Wattie Mortimer, 42, was at Rabbit Island with his wife and two young daughters on the final day of their summer holiday when he heard the cry of help.

Two Stoke girls, said to be aged 10 and 11 by members of the Nelson Coastguard, were onboard a $75 inflatable boat when strong winds and an outgoing tide took them away from their mother, who was sitting on the shore with a toddler.

Wattie’s wife, Christine, said she asked the lady if she’d like her husband to go after them as they realized they could be in real trouble.

Wattie was already in his wetsuit and was swimming in the surf with his daughters when he heard the cries.

“People were screaming and yelling out that those kids are out in the boat and drifting, so I started wading out.”

Another woman, only known as Kirsty, was in the ocean teaching her young daughter how to surf and starting paddling out after them on her surfboard.

After a few minutes of swimming “Kirsty” gave the board to Wattie.

“You looked like a big guy who could get out there, I’m only 45kg and didn’t think I’d be able to hold them,” she told Wattie in the Nelson Coastguard building after the incident.

Wattie took the board and continued to paddle out to the girls. He says it felt like he was swimming for ten minutes and he was “exhausted” when he got to them.

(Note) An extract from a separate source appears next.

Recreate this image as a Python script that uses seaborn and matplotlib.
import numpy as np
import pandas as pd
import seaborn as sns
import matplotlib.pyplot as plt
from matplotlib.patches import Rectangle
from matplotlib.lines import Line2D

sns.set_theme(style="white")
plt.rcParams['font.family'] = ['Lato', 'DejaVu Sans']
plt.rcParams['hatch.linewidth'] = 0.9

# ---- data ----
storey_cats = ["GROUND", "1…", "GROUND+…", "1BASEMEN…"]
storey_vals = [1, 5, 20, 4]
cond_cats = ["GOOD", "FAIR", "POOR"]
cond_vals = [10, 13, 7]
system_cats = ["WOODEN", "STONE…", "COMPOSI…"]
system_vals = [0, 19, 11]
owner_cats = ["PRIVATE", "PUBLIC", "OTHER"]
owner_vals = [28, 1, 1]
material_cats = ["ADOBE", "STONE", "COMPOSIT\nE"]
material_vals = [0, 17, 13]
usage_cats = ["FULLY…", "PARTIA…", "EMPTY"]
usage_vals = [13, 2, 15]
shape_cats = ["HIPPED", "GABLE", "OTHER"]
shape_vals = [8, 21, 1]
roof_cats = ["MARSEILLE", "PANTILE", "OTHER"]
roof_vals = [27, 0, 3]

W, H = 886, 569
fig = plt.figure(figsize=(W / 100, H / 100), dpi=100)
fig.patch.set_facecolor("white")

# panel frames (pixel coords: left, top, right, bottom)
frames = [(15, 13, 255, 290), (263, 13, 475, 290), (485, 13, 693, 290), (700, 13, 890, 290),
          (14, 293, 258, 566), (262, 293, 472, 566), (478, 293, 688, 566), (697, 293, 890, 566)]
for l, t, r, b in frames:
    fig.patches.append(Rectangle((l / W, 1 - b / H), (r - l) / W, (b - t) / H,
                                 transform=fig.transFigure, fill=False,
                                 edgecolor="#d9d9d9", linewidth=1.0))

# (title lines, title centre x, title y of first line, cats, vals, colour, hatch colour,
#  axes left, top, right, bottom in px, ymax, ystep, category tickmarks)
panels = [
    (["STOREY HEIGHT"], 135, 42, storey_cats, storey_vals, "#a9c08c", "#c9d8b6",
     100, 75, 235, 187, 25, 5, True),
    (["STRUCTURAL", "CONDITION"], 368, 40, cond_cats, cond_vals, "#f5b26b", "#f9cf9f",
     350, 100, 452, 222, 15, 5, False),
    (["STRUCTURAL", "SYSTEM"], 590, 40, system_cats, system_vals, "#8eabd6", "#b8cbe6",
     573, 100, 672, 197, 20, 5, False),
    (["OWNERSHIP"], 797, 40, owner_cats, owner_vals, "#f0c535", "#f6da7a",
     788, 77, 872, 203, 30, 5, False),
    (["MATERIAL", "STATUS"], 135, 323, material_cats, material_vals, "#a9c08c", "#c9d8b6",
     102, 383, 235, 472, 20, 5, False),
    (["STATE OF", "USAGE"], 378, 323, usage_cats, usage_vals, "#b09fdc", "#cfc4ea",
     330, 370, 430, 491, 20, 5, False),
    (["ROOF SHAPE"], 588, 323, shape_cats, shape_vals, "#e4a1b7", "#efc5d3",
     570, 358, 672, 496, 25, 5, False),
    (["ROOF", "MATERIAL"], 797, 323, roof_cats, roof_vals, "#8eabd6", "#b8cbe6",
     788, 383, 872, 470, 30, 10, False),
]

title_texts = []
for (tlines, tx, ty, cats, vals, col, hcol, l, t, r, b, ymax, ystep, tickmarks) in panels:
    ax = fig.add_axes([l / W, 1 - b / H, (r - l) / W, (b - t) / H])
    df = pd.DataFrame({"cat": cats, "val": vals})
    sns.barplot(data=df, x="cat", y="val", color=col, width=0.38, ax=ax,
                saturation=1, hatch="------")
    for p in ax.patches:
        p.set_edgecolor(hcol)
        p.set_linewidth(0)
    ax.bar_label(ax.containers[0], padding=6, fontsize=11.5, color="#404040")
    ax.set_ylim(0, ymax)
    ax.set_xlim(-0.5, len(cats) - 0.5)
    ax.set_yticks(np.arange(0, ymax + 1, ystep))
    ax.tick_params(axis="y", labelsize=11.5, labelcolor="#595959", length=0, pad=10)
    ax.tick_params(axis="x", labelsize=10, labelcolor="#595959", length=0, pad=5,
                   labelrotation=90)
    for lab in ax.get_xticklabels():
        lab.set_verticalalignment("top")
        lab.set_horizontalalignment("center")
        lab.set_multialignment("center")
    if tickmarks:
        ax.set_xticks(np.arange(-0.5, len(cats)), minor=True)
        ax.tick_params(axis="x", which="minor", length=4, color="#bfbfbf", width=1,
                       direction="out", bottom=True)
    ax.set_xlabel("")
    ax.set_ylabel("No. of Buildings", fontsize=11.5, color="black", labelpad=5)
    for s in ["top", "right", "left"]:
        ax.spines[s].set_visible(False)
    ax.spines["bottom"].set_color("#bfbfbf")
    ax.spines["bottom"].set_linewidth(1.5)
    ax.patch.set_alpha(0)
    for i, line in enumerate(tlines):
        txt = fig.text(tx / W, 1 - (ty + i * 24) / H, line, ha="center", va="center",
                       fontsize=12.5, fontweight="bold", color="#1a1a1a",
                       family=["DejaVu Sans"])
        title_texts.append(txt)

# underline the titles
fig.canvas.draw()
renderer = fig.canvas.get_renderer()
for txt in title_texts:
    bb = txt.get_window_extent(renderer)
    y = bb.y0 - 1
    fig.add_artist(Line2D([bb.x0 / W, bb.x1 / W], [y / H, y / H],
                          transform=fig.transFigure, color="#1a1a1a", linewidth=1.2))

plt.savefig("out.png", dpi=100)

“I got to them and I knew I couldn’t go back. The wind was just dragging us out and down the beach as well. So I said, ‘right, we’re staying here until someone comes and gets us.’”

Wattie tied the surfboard to the inflatable and waited as they drifted south, towards Tahunanui.

He could see his friend on the beach and that he was talking on his mobile phone.

At the same time he tried to keep the girls calm. “They went from not knowing the trouble they were in, to embarrassed that a helicopter or big boat might be needed to rescue them, to quite scared.”

He says they were also very cold and he told them to lie down in the boat to avoid the strong winds.

In total, the inflatable drifted more than a kilometer and for 45 minutes before the Coastguard – which was on another rescue – arrived.

“What a relief that was, a huge relief.”

Pete Kara, of the Nelson Coastguard says the girls were hypothermic and terrified when they got to them.

“But they are going home to mum and dad tonight because of the actions that he [Wattie] has undertaken. He made our job so much easier because he kept them calm.”

Nelson Harbourmaster Dave Duncan says Wattie is “absolutely a hero”, but was furious that the girls were out on the inflatable to begin with.

“Kids going out in little inflatable’s that belong in swimming pools is criminally neglectful in my opinion.

“However, they were there and they are extremely lucky that there were other caring adults on the beach because if Kirsty, the woman with the surf board, and Wattie weren’t there, then it would be a very different result for those parents today.”

Wattie’s youngest daughter Caitlyn, 6, had no doubt about what she thought of her father’s actions. “You’re the greatest hero,” she told him. His reward? “Maybe after dinner you can go back to the beach, because you didn’t get much time there,” she suggested.

As for the man himself, Wattie says he’d just thrilled it worked out.

“Swimming out there I was thinking that it’s always the guy that rescued them that drowns and that’s what was going through my mind. ‘Shit, I’m going to be the guy in the paper’.

“I’m just glad everyone gets to go home to their families. I might have a beer to celebrate.”